The Independent London Newspaper
22nd September 2018

Carers plead with Town Hall to halt closure of West Hampstead day centre

    New Shoots demonstrators protest against its closure in 2012

    Published: 3 March, 2014

    CARERS of adults with severe learning difficulties are calling on the council to scrap plans to close a day centre.

    The People’s Centre for Change has been running care sessions at the New Shoots centre in Shoot Up Hill, West Hampstead, for more than a year.

    They have been told to raise funds to buy the day centre building from the council by autumn 2015, when they would have to run the service themselves, or it will be shut down.

    A replacement service would open in the new-build Greenwood Place project in Kentish Town.

    In a deputation to the Town Hall, People’s Centre for Change organisers Ines Ferreira and Nalan Bedding said: “The council will close the centre down in autumn 2015 and we aim to transform it into an inclusive community resource. In this year’s elections, we are looking to all the councillors to commit to supporting our vision which has the backing of so many individuals, families, groups and organisations.”

    New Shoots was one of four day centres earmarked for closure in 2012 as part of a Camden Council plan to open a “super centre” in Greenwood Place, Kentish Town. 

    The original plan was to shut down Raglan Day Centre, in Kentish Town, Highgate Mental Health Centre, in Kentish Town, Netherwood Day Centre in West Hampstead and New Shoots. Funds from the sale of the buildings would be used to pay for a £17million centralised replacement centre.

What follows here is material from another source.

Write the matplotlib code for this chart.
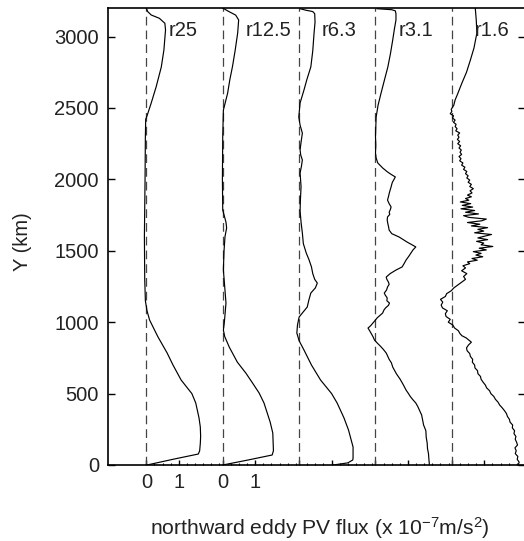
import numpy as np
import matplotlib
matplotlib.use('Agg')
import matplotlib.pyplot as plt

plt.rcParams['font.family'] = ['Liberation Sans', 'DejaVu Sans']
plt.rcParams['mathtext.fontset'] = 'custom'
plt.rcParams['mathtext.rm'] = 'Liberation Sans'
plt.rcParams['mathtext.it'] = 'Liberation Sans'

# --- data (flux in 1e-7 m/s^2, Y in km) ---
labels = ['r25', 'r12.5', 'r6.3', 'r3.1', 'r1.6']
offsets = [0.0, 2.35, 4.7, 7.05, 9.4]

y_r25 = [0, 40, 77, 100, 150, 200, 266, 330, 434, 500, 595, 700, 784, 900, 1015, 1080,
         1150, 1300, 1600, 1800, 2000, 2300, 2420, 2451, 2535, 2647, 2787, 2906, 3046,
         3093, 3128, 3151, 3175, 3200]
f_r25 = [0.02, 0.82, 1.6, 1.64, 1.66, 1.67, 1.66, 1.62, 1.52, 1.4, 1.07, 0.82, 0.64, 0.35,
         0.1, 0.02, -0.03, -0.05, -0.06, -0.05, -0.04, -0.03, -0.02, 0.03, 0.15, 0.3, 0.46,
         0.54, 0.59, 0.57, 0.4, 0.15, 0.04, 0.0]

y_r12 = [0, 35, 70, 100, 224, 300, 434, 504, 580, 644, 720, 826, 900, 945, 1000, 1134,
         1250, 1365, 1500, 1600, 1660, 1700, 1760, 1785, 2000, 2300, 2485, 2603, 2700,
         2790, 2900, 3025, 3116, 3150, 3180, 3200]
f_r12 = [0.0, 0.78, 1.52, 1.56, 1.54, 1.46, 1.27, 1.12, 0.9, 0.71, 0.45, 0.2, 0.06, 0.02,
         0.05, 0.1, 0.06, 0.02, 0.04, 0.07, 0.12, 0.1, 0.03, 0.0, -0.01, 0.0, 0.02, 0.15,
         0.22, 0.3, 0.38, 0.46, 0.49, 0.4, 0.15, 0.0]

y_r6 = [0, 15, 35, 49, 126, 245, 330, 434, 500, 595, 700, 805, 870, 924, 980, 1036, 1070,
        1106, 1155, 1204, 1240, 1274, 1300, 1340, 1387, 1440, 1484, 1550, 1624, 1700, 1780,
        1855, 1950, 2045, 2090, 2136, 2170, 2206, 2260, 2324, 2380, 2437, 2535, 2626, 2700,
        2787, 2900, 3025, 3100, 3160, 3175, 3185, 3195]
f_r6 = [1.05, 1.5, 1.65, 1.66, 1.66, 1.52, 1.38, 1.17, 1.0, 0.66, 0.38, 0.15, 0.0, -0.07,
        -0.05, 0.0, 0.12, 0.25, 0.3, 0.36, 0.5, 0.56, 0.48, 0.42, 0.38, 0.3, 0.22, 0.13, 0.1,
        0.06, 0.03, 0.04, 0.06, 0.03, 0.07, 0.1, 0.05, 0.03, 0.06, 0.1, 0.03, -0.01, 0.03,
        0.15, 0.24, 0.36, 0.42, 0.46, 0.49, 0.48, 0.42, 0.2, 0.03]

y_r3 = [0, 23, 50, 80, 115, 154, 195, 240, 280, 315, 350, 380, 410, 434, 460, 480, 505,
        525, 560, 600, 640, 686, 715, 740, 760, 784, 810, 830, 855, 875, 900, 920, 940, 959,
        975, 994, 1010, 1030, 1050, 1064, 1085, 1100, 1118, 1134, 1150, 1170, 1190, 1204,
        1225, 1246, 1265, 1280, 1300, 1316, 1340, 1365, 1387, 1410, 1435, 1460, 1484, 1505,
        1527, 1545, 1560, 1596, 1620, 1645, 1670, 1690, 1715, 1737, 1755, 1770, 1790, 1807,
        1830, 1855, 1880, 1900, 1925, 1947, 1965, 1980, 2000, 2017, 2035, 2052, 2080, 2115,
        2150, 2185, 2240, 2300, 2370, 2437, 2520, 2603, 2700, 2787, 2880, 2976, 3050, 3116,
        3160, 3180, 3188, 3195]
f_r3 = [1.66, 1.65, 1.64, 1.63, 1.6, 1.59, 1.56, 1.55, 1.48, 1.45, 1.42, 1.36, 1.3, 1.24,
        1.14, 1.07, 1.0, 0.94, 0.86, 0.76, 0.64, 0.53, 0.49, 0.42, 0.38, 0.33, 0.24, 0.16,
        0.05, -0.03, -0.08, -0.13, -0.18, -0.23, -0.15, -0.08, -0.02, 0.05, 0.15, 0.22, 0.26,
        0.31, 0.4, 0.43, 0.35, 0.36, 0.3, 0.27, 0.34, 0.37, 0.42, 0.4, 0.35, 0.33, 0.45, 0.63,
        0.82, 0.88, 0.94, 1.02, 1.09, 1.15, 1.24, 1.1, 0.98, 0.73, 0.5, 0.42, 0.4, 0.38, 0.36,
        0.37, 0.44, 0.42, 0.46, 0.48, 0.42, 0.37, 0.4, 0.42, 0.45, 0.48, 0.5, 0.52, 0.57, 0.61,
        0.48, 0.37, 0.22, 0.07, 0.02, 0.0, 0.01, 0.0, 0.01, 0.02, 0.08, 0.17, 0.28, 0.38, 0.46,
        0.53, 0.58, 0.63, 0.63, 0.61, 0.5, 0.05]

y_r16 = [0, 20, 40, 60, 80, 100, 120, 140, 160, 180, 200, 220, 240, 260, 280, 300, 320, 340,
         360, 380, 400, 420, 440, 460, 480, 500, 520, 540, 560, 580, 600, 620, 640, 660, 680,
         700, 720, 740, 760, 780, 800, 820, 840, 860, 875, 890, 905, 920, 940, 960, 980, 1000,
         1020, 1040, 1060, 1080, 1100, 1120, 1140, 1160, 1180, 1200, 1220, 1240, 1260, 1280,
         1300, 1320, 1340, 1360, 1380, 1395, 1410, 1422, 1434, 1446, 1458, 1470, 1482, 1494,
         1506, 1518, 1530, 1542, 1554, 1566, 1578, 1590, 1602, 1614, 1626, 1638, 1650, 1662,
         1674, 1686, 1698, 1710, 1722, 1734, 1746, 1758, 1770, 1782, 1794, 1806, 1818, 1830,
         1842, 1854, 1866, 1878, 1890, 1905, 1920, 1935, 1950, 1965, 1980, 1995, 2010, 2025,
         2040, 2055, 2070, 2085, 2100, 2115, 2130, 2145, 2160, 2175, 2190, 2205, 2220, 2235,
         2250, 2265, 2280, 2295, 2310, 2325, 2340, 2355, 2370, 2385, 2400, 2415, 2430, 2445,
         2460, 2475, 2490, 2520, 2556, 2600, 2675, 2750, 2836, 2920, 3025, 3116, 3200]
f_r16 = [2.04, 2.07, 2.01, 2.03, 1.95, 1.98, 1.94, 2.02, 1.99, 1.95, 1.97, 1.91, 1.93, 1.86,
         1.87, 1.79, 1.77, 1.71, 1.68, 1.62, 1.55, 1.47, 1.42, 1.34, 1.29, 1.2, 1.16, 1.07,
         1.03, 0.96, 0.9, 0.88, 0.8, 0.79, 0.71, 0.7, 0.63, 0.64, 0.57, 0.55, 0.47, 0.45, 0.51,
         0.6, 0.52, 0.44, 0.31, 0.25, 0.2, 0.08, 0.03, -0.11, -0.05, -0.18, -0.2, -0.14, -0.29,
         -0.33, -0.28, -0.35, -0.2, -0.16, -0.02, 0.06, 0.18, 0.3, 0.42, 0.36, 0.46, 0.3, 0.42,
         0.34, 0.55, 0.48, 0.78, 0.62, 0.95, 0.74, 0.9, 0.66, 1.06, 0.84, 1.26, 0.9, 0.98, 0.76,
         1.1, 0.8, 1.0, 1.22, 0.7, 0.98, 0.8, 1.1, 0.6, 0.86, 0.48, 0.92, 1.06, 0.52, 0.36,
         0.82, 0.42, 0.7, 0.28, 0.64, 0.32, 0.58, 0.26, 0.52, 0.42, 0.6, 0.48, 0.62, 0.56, 0.66,
         0.55, 0.6, 0.5, 0.55, 0.46, 0.5, 0.42, 0.46, 0.36, 0.4, 0.3, 0.34, 0.24, 0.28, 0.22,
         0.3, 0.25, 0.29, 0.22, 0.27, 0.18, 0.24, 0.17, 0.22, 0.18, 0.24, 0.12, 0.16, 0.1, 0.13,
         0.05, 0.1, 0.02, 0.05, -0.05, 0.0, -0.02, 0.06, 0.1, 0.18, 0.31, 0.45, 0.57, 0.68,
         0.77, 0.75, 0.72]

ys = [y_r25, y_r12, y_r6, y_r3, y_r16]
fs = [f_r25, f_r12, f_r6, f_r3, f_r16]

yticks = [0, 500, 1000, 1500, 2000, 2500, 3000]

W, H = 524, 541
fig = plt.figure(figsize=(W / 100, H / 100), dpi=100)
ax = fig.add_axes([108 / W, 76 / H, (525 - 108) / W, (533 - 76) / H])

txtc = '#222222'
for lab, off, y, f in zip(labels, offsets, ys, fs):
    ax.axvline(off, color='#444444', lw=0.9, ls=(0, (7, 4)))
    ax.plot(off + np.array(f), y, color='k', lw=0.85)
    ax.text(off + 0.7, 3045, lab, fontsize=14.5, color=txtc, va='center', ha='left')

ax.set_xlim(-1.18, 11.53)
ax.set_ylim(0, 3200)

ax.set_yticks(yticks)
ax.set_yticklabels([str(v) for v in yticks])
major_x, major_lab, minor_x = [], [], []
for i, off in enumerate(offsets):
    major_x += [off, off + 1]
    major_lab += (['0', '1'] if i < 2 else ['', ''])
    minor_x += [off + 0.25 * k for k in range(1, 10) if k != 4]
ax.set_xticks(major_x)
ax.set_xticklabels(major_lab)
ax.set_xticks(minor_x, minor=True)

ax.tick_params(axis='y', which='major', direction='in', left=True, right=True,
               length=5, width=1, labelsize=14.5, pad=6.5, labelcolor=txtc)
ax.tick_params(axis='x', which='major', direction='in', bottom=True, top=False,
               length=3.6, width=1, labelsize=14.5, pad=5.5, labelcolor=txtc)
ax.tick_params(axis='x', which='minor', direction='in', bottom=True, top=False,
               length=1.8, width=0.8)
for s in ax.spines.values():
    s.set_linewidth(1.2)

fig.text(23 / W, 1 - 242 / H, 'Y (km)', rotation=90, fontsize=14.5, color=txtc,
         ha='center', va='center')
fig.text(320 / W, 1 - 528 / H,
         r'northward eddy PV flux (x 10$^{\mathregular{-7}}$m/s$^{\mathregular{2}}$)',
         fontsize=15.2, color=txtc, ha='center', va='center')

fig.savefig('out.png', dpi=100)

    The Greenwood Place plan was criticised because people with dementia, schizophrenia, depression, bipolar and adults with long-term learning difficulties would be going to the same place for day care. 

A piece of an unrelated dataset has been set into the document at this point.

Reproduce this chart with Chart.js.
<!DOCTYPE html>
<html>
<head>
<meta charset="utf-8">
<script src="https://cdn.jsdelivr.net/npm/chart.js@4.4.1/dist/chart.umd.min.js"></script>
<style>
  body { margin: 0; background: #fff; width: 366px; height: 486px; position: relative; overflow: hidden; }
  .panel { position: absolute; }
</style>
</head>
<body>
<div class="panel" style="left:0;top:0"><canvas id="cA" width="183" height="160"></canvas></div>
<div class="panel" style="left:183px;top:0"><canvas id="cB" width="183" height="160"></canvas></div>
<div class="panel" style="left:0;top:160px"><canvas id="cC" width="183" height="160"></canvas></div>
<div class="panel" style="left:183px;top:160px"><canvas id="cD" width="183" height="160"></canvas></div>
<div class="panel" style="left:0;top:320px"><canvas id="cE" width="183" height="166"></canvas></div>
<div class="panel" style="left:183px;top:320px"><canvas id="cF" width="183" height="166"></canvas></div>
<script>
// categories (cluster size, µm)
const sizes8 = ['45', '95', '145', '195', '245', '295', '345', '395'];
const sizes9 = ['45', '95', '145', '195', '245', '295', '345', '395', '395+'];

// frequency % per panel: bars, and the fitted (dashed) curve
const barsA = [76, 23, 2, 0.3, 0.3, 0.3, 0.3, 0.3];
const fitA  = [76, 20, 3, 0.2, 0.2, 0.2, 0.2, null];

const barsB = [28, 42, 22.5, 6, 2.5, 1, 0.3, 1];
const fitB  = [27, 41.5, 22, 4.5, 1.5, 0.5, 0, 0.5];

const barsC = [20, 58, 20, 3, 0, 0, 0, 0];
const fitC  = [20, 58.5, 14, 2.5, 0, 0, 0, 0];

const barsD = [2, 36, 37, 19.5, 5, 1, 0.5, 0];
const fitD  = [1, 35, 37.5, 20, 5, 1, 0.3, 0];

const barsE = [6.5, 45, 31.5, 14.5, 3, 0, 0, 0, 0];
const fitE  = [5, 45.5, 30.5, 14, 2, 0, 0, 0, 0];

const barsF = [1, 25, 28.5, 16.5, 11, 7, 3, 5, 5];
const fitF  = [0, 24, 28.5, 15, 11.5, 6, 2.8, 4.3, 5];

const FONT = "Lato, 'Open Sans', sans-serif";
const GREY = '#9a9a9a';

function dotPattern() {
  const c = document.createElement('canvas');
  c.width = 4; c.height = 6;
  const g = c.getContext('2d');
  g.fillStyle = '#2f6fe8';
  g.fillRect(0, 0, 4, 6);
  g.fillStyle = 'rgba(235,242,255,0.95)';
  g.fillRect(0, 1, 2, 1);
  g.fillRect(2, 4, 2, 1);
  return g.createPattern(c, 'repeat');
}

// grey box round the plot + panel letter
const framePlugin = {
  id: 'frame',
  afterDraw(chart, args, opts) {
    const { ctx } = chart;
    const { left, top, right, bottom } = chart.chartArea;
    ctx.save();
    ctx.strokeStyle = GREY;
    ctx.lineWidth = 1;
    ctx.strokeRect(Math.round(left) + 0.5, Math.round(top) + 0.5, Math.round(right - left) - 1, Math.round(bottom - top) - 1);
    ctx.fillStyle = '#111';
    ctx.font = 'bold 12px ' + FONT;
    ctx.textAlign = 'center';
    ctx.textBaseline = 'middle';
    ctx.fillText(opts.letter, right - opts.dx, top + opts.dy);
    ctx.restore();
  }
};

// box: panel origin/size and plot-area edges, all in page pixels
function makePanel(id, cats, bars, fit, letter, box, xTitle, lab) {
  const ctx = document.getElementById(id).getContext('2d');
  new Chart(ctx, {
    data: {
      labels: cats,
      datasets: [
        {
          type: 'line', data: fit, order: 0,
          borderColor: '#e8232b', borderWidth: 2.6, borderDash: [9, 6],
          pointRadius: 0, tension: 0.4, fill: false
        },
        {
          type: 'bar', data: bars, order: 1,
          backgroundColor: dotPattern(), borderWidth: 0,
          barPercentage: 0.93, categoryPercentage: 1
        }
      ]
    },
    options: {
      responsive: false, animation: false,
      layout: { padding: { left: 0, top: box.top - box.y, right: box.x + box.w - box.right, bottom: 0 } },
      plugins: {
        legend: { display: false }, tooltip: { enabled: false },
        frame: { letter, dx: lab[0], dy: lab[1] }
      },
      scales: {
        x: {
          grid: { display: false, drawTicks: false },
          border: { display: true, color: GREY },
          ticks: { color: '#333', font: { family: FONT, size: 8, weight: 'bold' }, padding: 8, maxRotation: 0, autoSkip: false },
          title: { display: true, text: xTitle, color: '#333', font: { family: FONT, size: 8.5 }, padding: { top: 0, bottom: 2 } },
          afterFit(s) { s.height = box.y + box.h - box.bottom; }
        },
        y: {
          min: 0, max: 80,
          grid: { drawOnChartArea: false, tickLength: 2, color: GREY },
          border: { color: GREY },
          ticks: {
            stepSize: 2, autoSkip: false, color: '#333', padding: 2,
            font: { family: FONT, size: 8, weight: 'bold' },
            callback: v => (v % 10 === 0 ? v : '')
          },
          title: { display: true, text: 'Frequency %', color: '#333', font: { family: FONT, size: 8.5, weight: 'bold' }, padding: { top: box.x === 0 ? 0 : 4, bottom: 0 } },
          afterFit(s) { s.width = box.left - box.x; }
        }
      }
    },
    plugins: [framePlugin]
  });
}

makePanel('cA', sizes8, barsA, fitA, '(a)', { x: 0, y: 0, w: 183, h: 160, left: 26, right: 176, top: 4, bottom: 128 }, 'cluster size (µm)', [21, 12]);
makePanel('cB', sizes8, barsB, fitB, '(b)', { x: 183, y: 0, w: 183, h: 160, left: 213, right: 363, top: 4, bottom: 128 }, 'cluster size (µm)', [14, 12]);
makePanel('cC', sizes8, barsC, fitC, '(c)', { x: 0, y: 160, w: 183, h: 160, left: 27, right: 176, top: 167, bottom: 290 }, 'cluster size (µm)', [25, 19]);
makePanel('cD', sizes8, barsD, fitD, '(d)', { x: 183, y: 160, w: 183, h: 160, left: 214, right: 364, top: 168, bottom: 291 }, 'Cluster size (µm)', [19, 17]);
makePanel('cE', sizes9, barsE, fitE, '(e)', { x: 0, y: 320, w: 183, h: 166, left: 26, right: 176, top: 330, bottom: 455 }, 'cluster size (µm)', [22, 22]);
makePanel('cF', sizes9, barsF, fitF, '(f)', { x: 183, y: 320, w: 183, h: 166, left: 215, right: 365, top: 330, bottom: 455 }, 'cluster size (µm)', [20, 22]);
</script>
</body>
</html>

    There were questions about whether the new centralised service would feel like a “cut” for some of the seriously vulnerable people, who require round-the-clock care and who had become attached to their smaller, more personal places of respite.

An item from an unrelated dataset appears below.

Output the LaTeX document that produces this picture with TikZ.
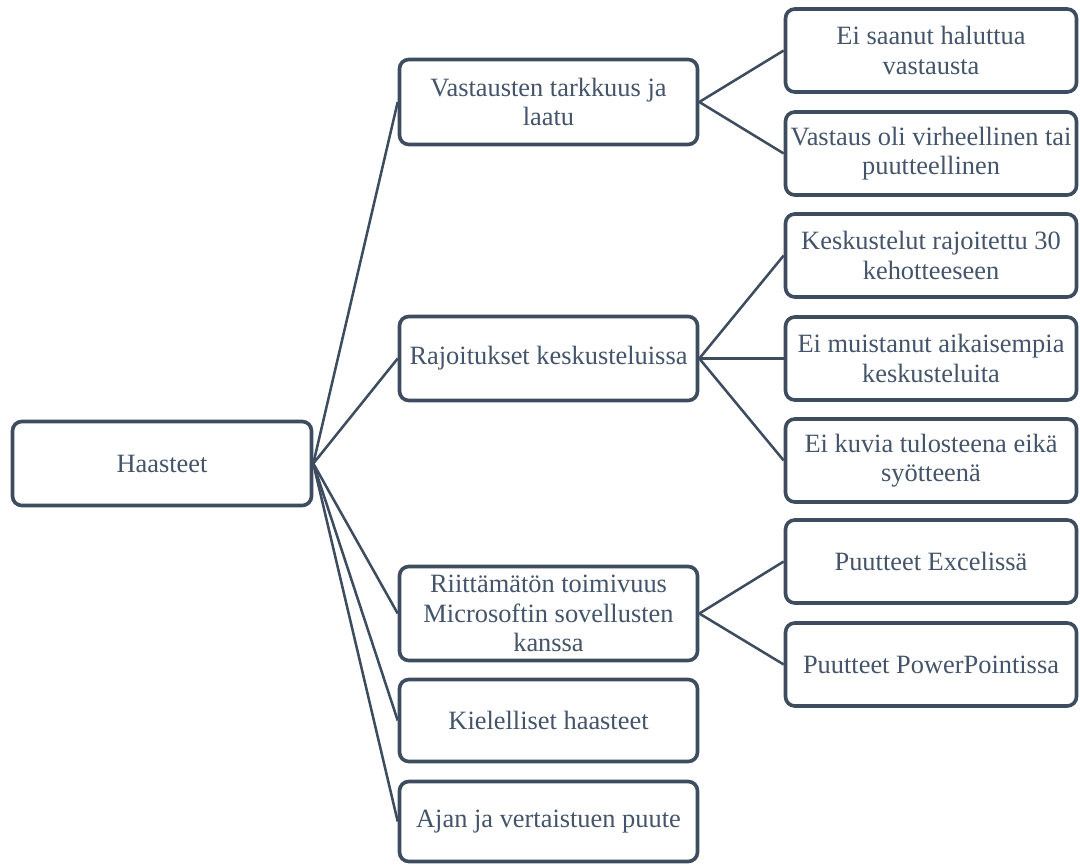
\documentclass[tikz,border=0pt]{standalone}
\usepackage{fontspec}
\setmainfont{Liberation Serif}
\definecolor{edgeblue}{HTML}{3E4C60}
\definecolor{textblue}{HTML}{44546A}
\begin{document}
\begin{tikzpicture}[x=0.75pt,y=-0.75pt,
  box/.style={draw=edgeblue, line width=2.7pt, rounded corners=7pt, fill=white,
    text=textblue, align=center, inner sep=0pt,
    font=\fontsize{19.8pt}{22pt}\selectfont},
  rootbox/.style={box, minimum width=299*0.75pt, minimum height=84*0.75pt},
  midbox/.style={box, minimum width=298*0.75pt},
  leafbox/.style={box, minimum width=291*0.75pt, minimum height=83*0.75pt},
  link/.style={draw=edgeblue, line width=1.9pt}]
\useasboundingbox (0,0) rectangle (1080,866);

% root
\node[rootbox] (root) at (162,463.5) {Haasteet};

% first level
\node[midbox, minimum height=85*0.75pt] (m1) at (548.5,102) {Vastausten tarkkuus ja\\laatu};
\node[midbox, minimum height=84*0.75pt] (m2) at (548.5,358.5) {Rajoitukset keskusteluissa};
\node[midbox, minimum height=94*0.75pt] (m3) at (548.5,613.5) {Riittämätön toimivuus\\Microsoftin sovellusten\\kanssa};
\node[midbox, minimum height=82*0.75pt] (m4) at (548.5,720.5) {Kielelliset haasteet};
\node[midbox, minimum height=80*0.75pt] (m5) at (548.5,821.5) {Ajan ja vertaistuen puute};

% second level
\node[leafbox] (l1) at (931,50.5) {Ei saanut haluttua\\vastausta};
\node[leafbox] (l2) at (931,153.5) {Vastaus oli virheellinen tai\\puutteellinen};
\node[leafbox] (l3) at (931,255.5) {Keskustelut rajoitettu 30\\kehotteeseen};
\node[leafbox] (l4) at (931,358.5) {Ei muistanut aikaisempia\\keskusteluita};
\node[leafbox] (l5) at (931,460.5) {Ei kuvia tulosteena eikä\\syötteenä};
\node[leafbox] (l6) at (931,561.5) {Puutteet Excelissä};
\node[leafbox] (l7) at (931,664.5) {Puutteet PowerPointissa};

% connectors
\foreach \m in {m1,m2,m3,m4,m5}
  \draw[link] (root.east) -- (\m.west);
\foreach \l in {l1,l2}
  \draw[link] (m1.east) -- (\l.west);
\foreach \l in {l3,l4,l5}
  \draw[link] (m2.east) -- (\l.west);
\foreach \l in {l6,l7}
  \draw[link] (m3.east) -- (\l.west);
\end{tikzpicture}
\end{document}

    Another group of people with severe learning disabilities, who have for decades used a wide range of facilities and services in the current Greenwood Day Centre – the site of the proposed development – are not being offered space in new set-up. 

    After a fierce campaign, the council agreed to keep Netherwood open and said New Shoots could have a three-year stay of execution until 2015. The sale of the Raglan and New Shoots day centres was expected to raise £2.25million for the Greenwood project.

    In her deputation to the Town Hall’s Housing and Adult Social Care Committee, Ms Ferreira added: “We believe the plans for Greenwood would not offer sufficient capacity and diversity of services to meet future needs. We are asking for the council to consider not selling the building in Shoot Up Hill, arguing that they should be able to raise the estimated money from the sale of just Raglan. With rises in property values in the area it is likely that this target could be achieved without the sale of Shoot Up Hill.”

    Cllr Patricia Callaghan, Camden’s cabinet member for adult social care and health, said: “The council recognises and is actively supporting the good work that is being undertaken by the People’s Centre for Change and we have committed not to close the building at Shoot Up Hill until the new community resource has been built, which is now anticipated to be March 2016. 

    “We are still at the design and tender stage for the project. As the actual costs for the building and the values of the properties becomes clearer I will discuss with officers whether an alternative option is available to us to enables the People’s Centre for Change to carry on their good work.”